Of all the insights I’ve had about having happy work, I think the most important one is this: instead of being frustrated, negotiate.
The problem is that most people haven’t ever learned anything about negotiation.  If you’ve never taken a class or had a mentor, your idea of a negotiation might be haggling over price at a car dealership.
So here are my top three practical tips for better negotiations, plus a bonus insight that will change the way you see the world.
1.  The story of your negotiation is not about price.  Your negotiation is the story of the value someone else cares about that you can provide.  Take the time to tell the other person about what you can do for them, from their perspective, in language that resonates with them.  Talk about benefits, not costs.  You have to agree on price, but don’t let that be the focus of the story.

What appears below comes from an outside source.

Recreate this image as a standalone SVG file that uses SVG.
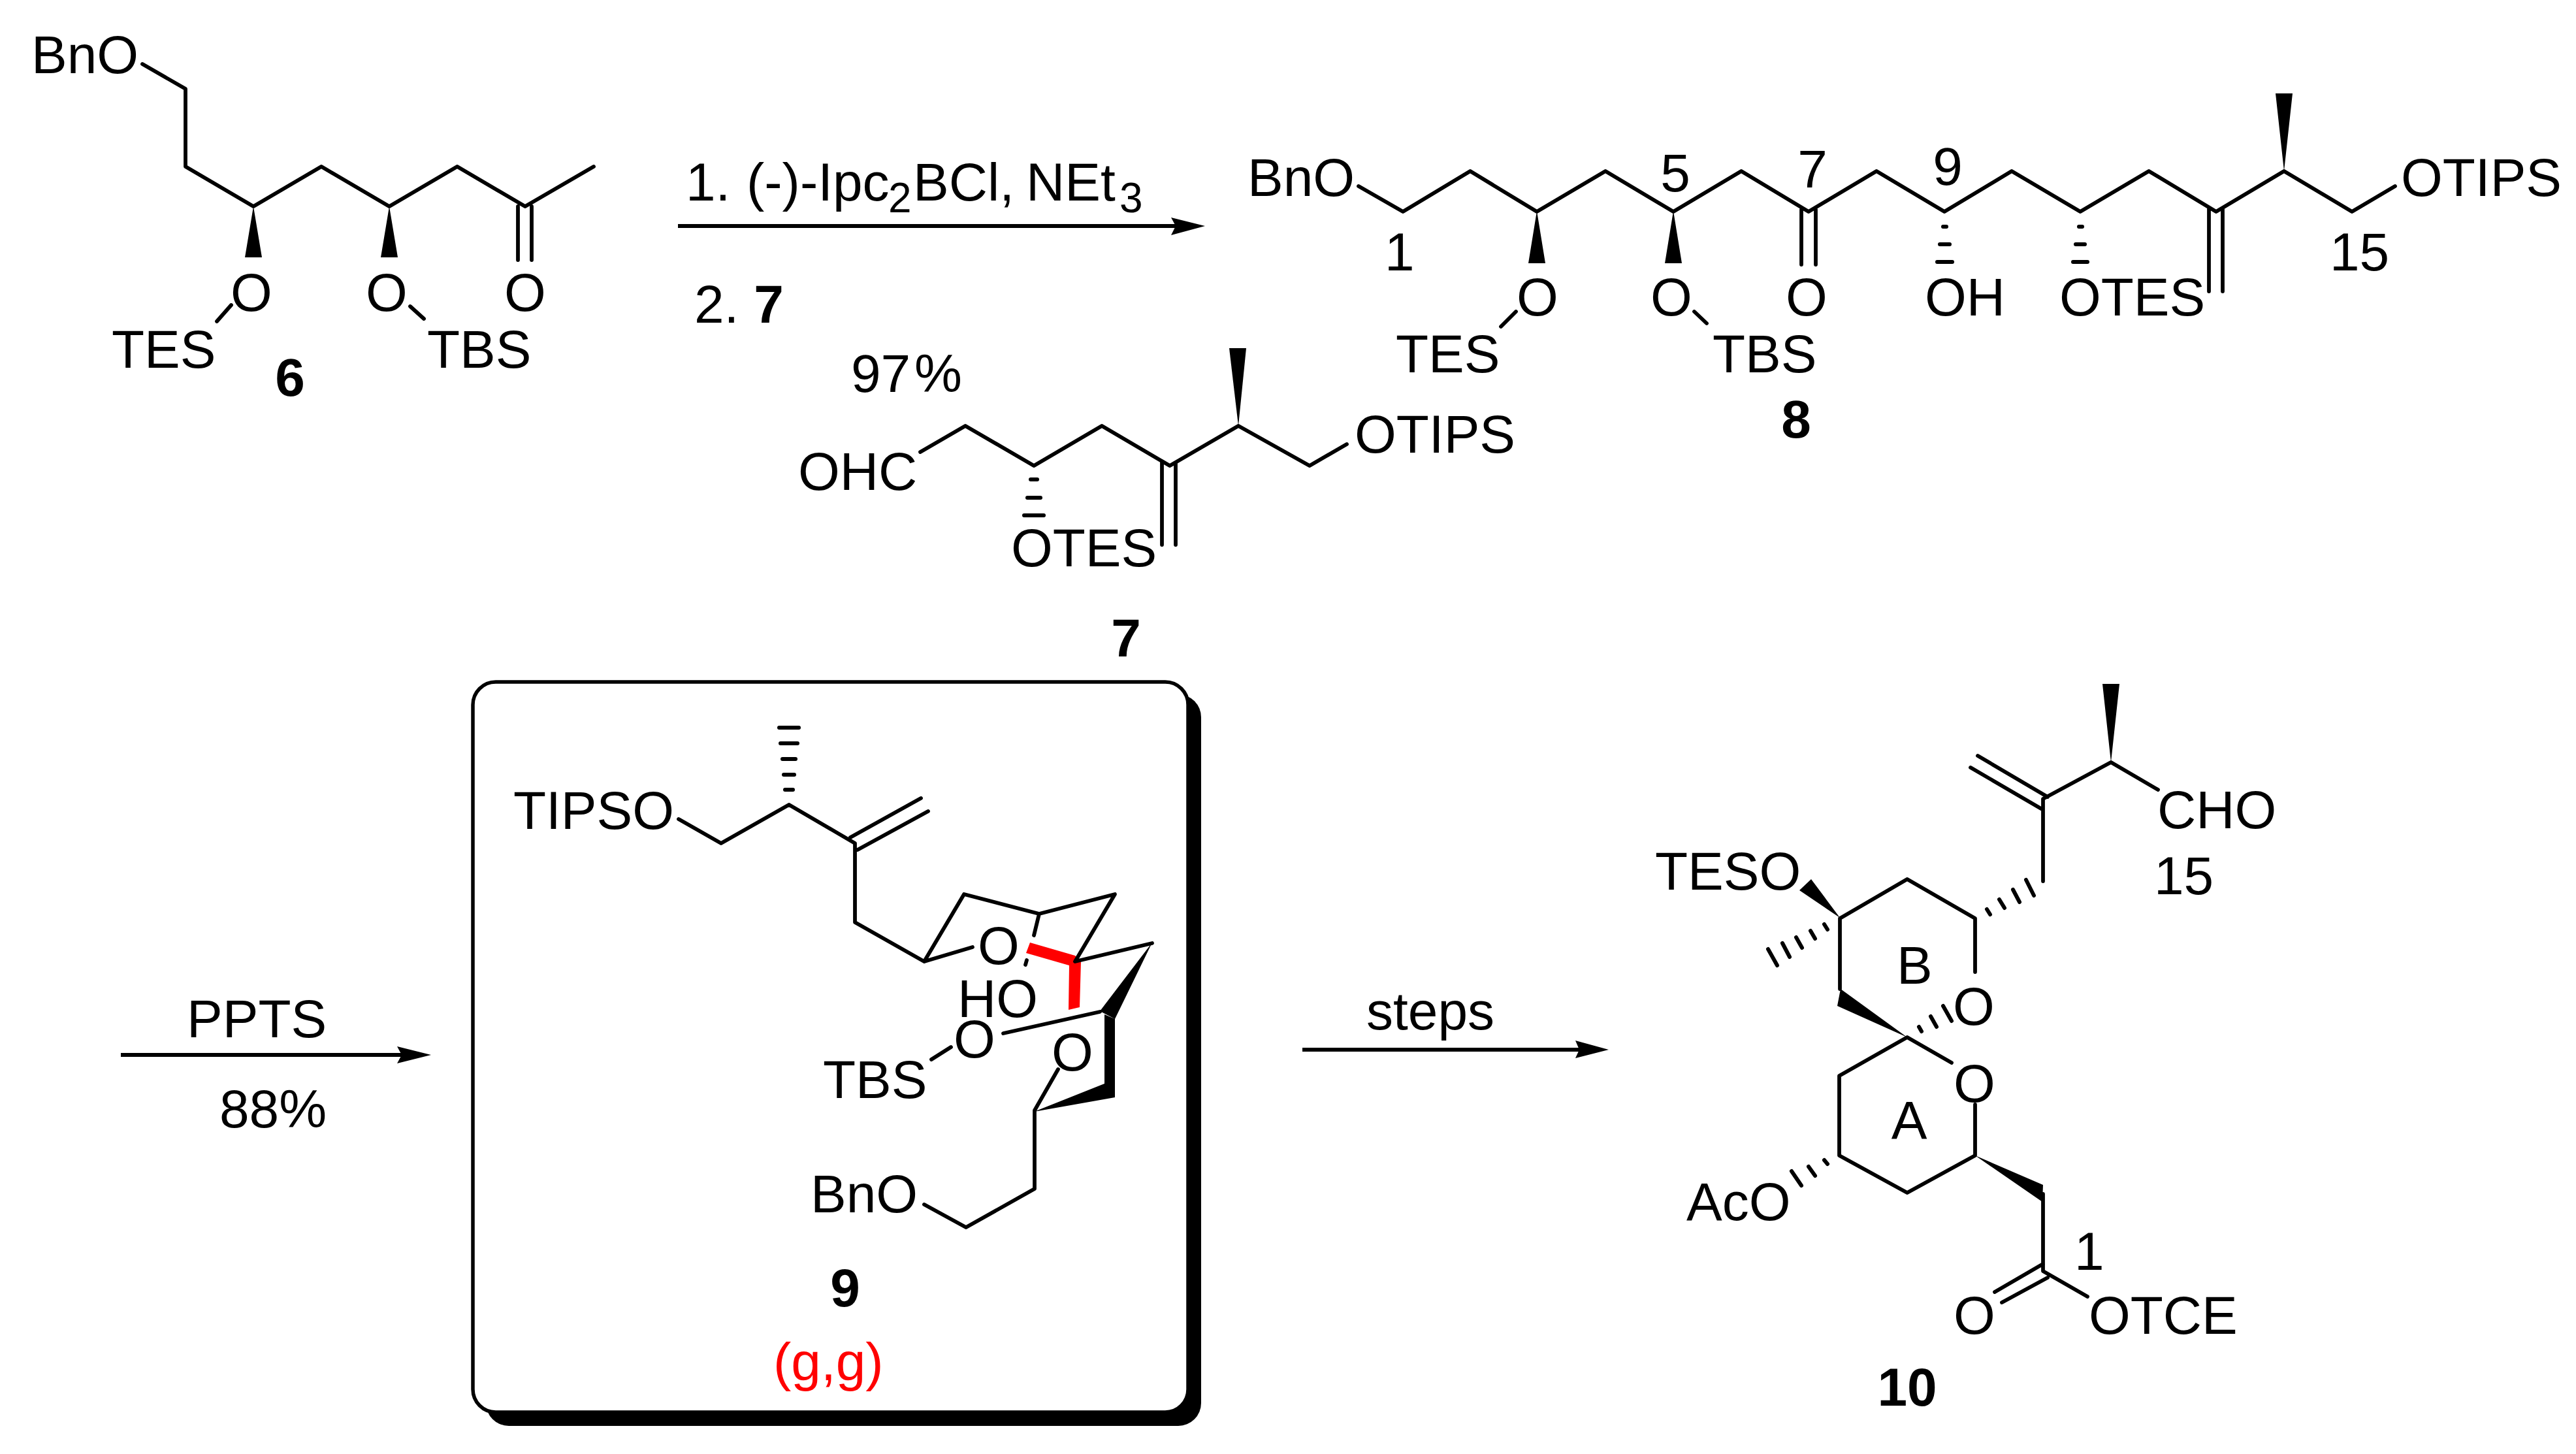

2. Set your reservation price based on your best alternative, and your goal from the other party’s alternative.  Said another way, your goal has nothing to do with your reservation price–they’re completely unrelated.  Sometimes we have a tendency to set our goal based on what we want or need from the negotiation, but we should set it based on what the other person needs.
3. Make multiple equivalent packaged offers.  If you make more than one offer, you can see how the other person in the negotiation values pieces of the negotiation differently than you do.  By understanding this, you can create value by giving away things that you don’t mind providing in exchange for things you really want to have.

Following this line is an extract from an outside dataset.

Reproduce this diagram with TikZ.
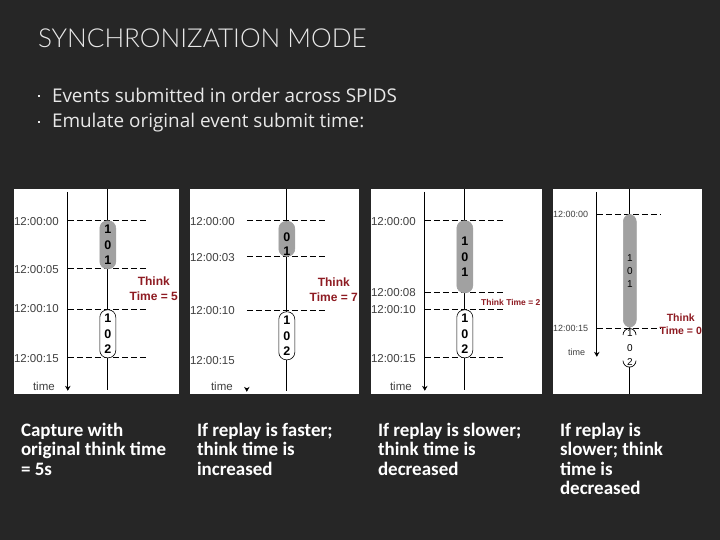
\documentclass[tikz,border=0pt]{standalone}
\usepackage{fontspec}
\setmainfont{Carlito}
\newfontfamily\titlefont{Lato Light}
\newfontfamily\bodyfont{Open Sans}
\newfontfamily\labelfont{Liberation Sans}
\usetikzlibrary{positioning}
\usetikzlibrary{arrows.meta}
\definecolor{slidebg}{HTML}{262626}
\definecolor{slidefg}{HTML}{E8E8E8}
\definecolor{thinkred}{HTML}{8E1B22}
\tikzstyle{panel}=[draw=none,fill=white,inner sep=0mm,anchor=north west]
\tikzstyle{clock}=[inner sep=0mm,anchor=west,font=\labelfont\fontsize{11.5}{12}\selectfont,text=black!75]
\tikzstyle{job}=[rectangle,rounded corners=7.5pt,draw=black,line width=0.6pt,inner sep=0mm,minimum width=16pt,font=\labelfont\bfseries\fontsize{12.5}{15.5}\selectfont,align=center]
\tikzstyle{busy}=[job,fill=black!37,draw=black!37]
\tikzstyle{idle}=[job,fill=white]
\tikzstyle{think}=[inner sep=0mm,align=center,font=\labelfont\bfseries\fontsize{12}{15}\selectfont,text=thinkred]
\tikzstyle{caption}=[inner sep=0mm,anchor=north west,align=left,font=\fontsize{19}{19.5}\selectfont\bfseries,text=white]
\tikzstyle{point}=[inner sep=0mm,anchor=west,text=slidefg,font=\bodyfont\fontsize{18.9}{21}\selectfont]
\tikzstyle{tick}=[dash pattern=on 6pt off 3pt,line width=0.7pt]
\tikzstyle{axis}=[-{Stealth[length=5pt,width=5.5pt]},line width=0.7pt]
\tikzstyle{wire}=[line width=0.7pt]
\begin{document}
\begin{tikzpicture}[x=1pt,y=-1pt]
    \node[inner sep=0mm,minimum width=720pt,minimum height=540pt,fill=slidebg,anchor=north west] at (0,0) (slide) {};
    \node[inner sep=0mm,anchor=west,text=slidefg,font=\titlefont\fontsize{26.1}{30}\selectfont] at (38,38.5) (title) {SYNCHRONIZATION MODE};
    \node[point] at (52,96) (point1) {Events submitted in order across SPIDS};
    \node[point] at (52,122.5) (point2) {Emulate original event submit time:};
    \node[rectangle,fill=slidefg,inner sep=0mm,minimum size=2.5pt] at (39,96) (bullet1) {};
    \node[rectangle,fill=slidefg,inner sep=0mm,minimum size=2.5pt] at (39,122) (bullet2) {};

    % capture
    \node[panel,minimum width=165pt,minimum height=205pt] at (14,189) (panelA) {};
    \coordinate (axisAtop) at (68,192);
    \coordinate (axisAend) at (68,391);
    \coordinate (wireAtop) at (108,189);
    \coordinate (wireAend) at (108,390);
    \draw[axis] (axisAtop) -- (axisAend);
    \draw[wire] (wireAtop) -- (wireAend);
    \foreach \name/\y in {a/221,b/269,c/310,d/358}{
      \coordinate (tickA\name) at (68,\y);
      \coordinate (endA\name) at (147,\y);
      \draw[tick] (tickA\name) -- (endA\name);
    }
    \node[clock] at (14,222) (clockAa) {12:00:00};
    \node[clock] at (14,270) (clockAb) {12:00:05};
    \node[clock] at (14,309) (clockAc) {12:00:10};
    \node[clock] at (14,359) (clockAd) {12:00:15};
    \node[busy,minimum height=48pt] at (108,245) (jobA1) {1\\0\\1};
    \node[idle,minimum height=48pt] at (108,334) (jobA2) {1\\0\\2};
    \node[think] at (154,289) (thinkA) {Think\\Time = 5};
    \node[clock] at (33,387) (timeA) {time};

    % replay faster
    \node[panel,minimum width=169pt,minimum height=205pt] at (190,189) (panelB) {};
    \coordinate (wireBtop) at (287,189);
    \coordinate (wireBend) at (287,391);
    \draw[wire] (wireBtop) -- (wireBend);
    \foreach \name/\y in {a/221,b/257,c/311}{
      \coordinate (tickB\name) at (247,\y);
      \coordinate (endB\name) at (326,\y);
      \draw[tick] (tickB\name) -- (endB\name);
    }
    \node[clock] at (190,222) (clockBa) {12:00:00};
    \node[clock] at (190,258) (clockBb) {12:00:03};
    \node[clock] at (190,311) (clockBc) {12:00:10};
    \node[clock] at (190,361) (clockBd) {12:00:15};
    \node[busy,minimum height=35pt,text height=0pt,text depth=0pt] at (287,239) (jobB1) {};
    \node[inner sep=0mm,font=\labelfont\bfseries\fontsize{12.5}{14}\selectfont,align=center] at (287,244) (digitsB1) {0\\1};
    \node[idle,minimum height=48pt] at (287,336) (jobB2) {1\\0\\2};
    \node[think] at (334,290) (thinkB) {Think\\Time = 7};
    \node[clock] at (211,387) (timeB) {time};
    \coordinate (axisBtop) at (247,388);
    \coordinate (axisBend) at (247,392);
    \draw[axis] (axisBtop) -- (axisBend);

    % replay slower
    \node[panel,minimum width=171pt,minimum height=205pt] at (371,189) (panelC) {};
    \coordinate (axisCtop) at (425,192);
    \coordinate (axisCend) at (425,391);
    \coordinate (wireCtop) at (465,189);
    \coordinate (wireCend) at (465,390);
    \draw[axis] (axisCtop) -- (axisCend);
    \draw[wire] (wireCtop) -- (wireCend);
    \foreach \name/\y in {a/221,b/293,c/310,d/358}{
      \coordinate (tickC\name) at (425,\y);
      \coordinate (endC\name) at (503,\y);
      \draw[tick] (tickC\name) -- (endC\name);
    }
    \node[clock] at (371,222) (clockCa) {12:00:00};
    \node[clock] at (371,293) (clockCb) {12:00:08};
    \node[clock] at (371,310) (clockCc) {12:00:10};
    \node[clock] at (371,359) (clockCd) {12:00:15};
    \node[busy,minimum height=72pt] at (465,257) (jobC1) {1\\0\\1};
    \node[idle,minimum height=48pt] at (465,334) (jobC2) {1\\0\\2};
    \node[think,font=\labelfont\bfseries\fontsize{8.5}{9}\selectfont] at (511,303) (thinkC) {Think Time = 2};
    \node[clock] at (390,387) (timeC) {time};

    % replay slower, no think time left
    \node[panel,minimum width=149pt,minimum height=205pt] at (553,189) (panelD) {};
    \coordinate (axisDtop) at (597,192);
    \coordinate (axisDend) at (597,357);
    \coordinate (wireDtop) at (630,189);
    \coordinate (wireDend) at (630,394);
    \draw[axis] (axisDtop) -- (axisDend);
    \draw[wire] (wireDtop) -- (wireDend);
    \coordinate (tickDa) at (597,215);
    \coordinate (endDa) at (661,215);
    \coordinate (tickDb) at (597,329);
    \coordinate (endDb) at (661,329);
    \draw[tick] (tickDa) -- (endDa);
    \draw[tick] (tickDb) -- (endDb);
    \node[clock,font=\labelfont\fontsize{9}{10}\selectfont] at (553,215) (clockDa) {12:00:00};
    \node[clock,font=\labelfont\fontsize{9}{10}\selectfont] at (553,329) (clockDb) {12:00:15};
    \node[busy,minimum height=113pt,minimum width=13pt,font=\labelfont\fontsize{10}{13}\selectfont] at (630,271) (jobD1) {1\\0\\1};
    \node[idle,draw=none,minimum height=38pt,minimum width=13pt,font=\labelfont\fontsize{10}{14.5}\selectfont] at (630,348) (jobD2) {1\\0\\2};
    \draw[wire] (jobD2.north west) ++(0,6.5) arc[start angle=180,end angle=0,radius=6.5pt];
    \draw[wire] (jobD2.south west) ++(0,-6.5) arc[start angle=180,end angle=360,radius=6.5pt];
    \node[think,font=\labelfont\bfseries\fontsize{10.5}{13}\selectfont] at (681,324) (thinkD) {Think\\Time = 0};
    \node[clock,font=\labelfont\fontsize{9}{10}\selectfont] at (568,352) (timeD) {time};

    \node[caption] at (21,423) (captionA) {Capture with\\original think time\\= 5s};
    \node[caption] at (197,423) (captionB) {If replay is faster;\\think time is\\increased};
    \node[caption] at (378,423) (captionC) {If replay is slower;\\think time is\\decreased};
    \node[caption] at (560,423) (captionD) {If replay is\\slower; think\\time is\\decreased};
\end{tikzpicture}
\end{document}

Plus one more bonus insight: Everything is a negotiation.  Everything.  If you don’t believe it, start, and you’ll be amazed at the results.

2 thoughts on “The Solution to Frustration

    1. Thanks for the question! I’ll update the post to make it more clear. A “reservation price” is the price at which you would walk away from a deal–it is the value of your best alternative to a negotiated agreement. For example, if you’re negotiating for a new job, a simple view would be to think of your current salary as your reservation price for a new job offer.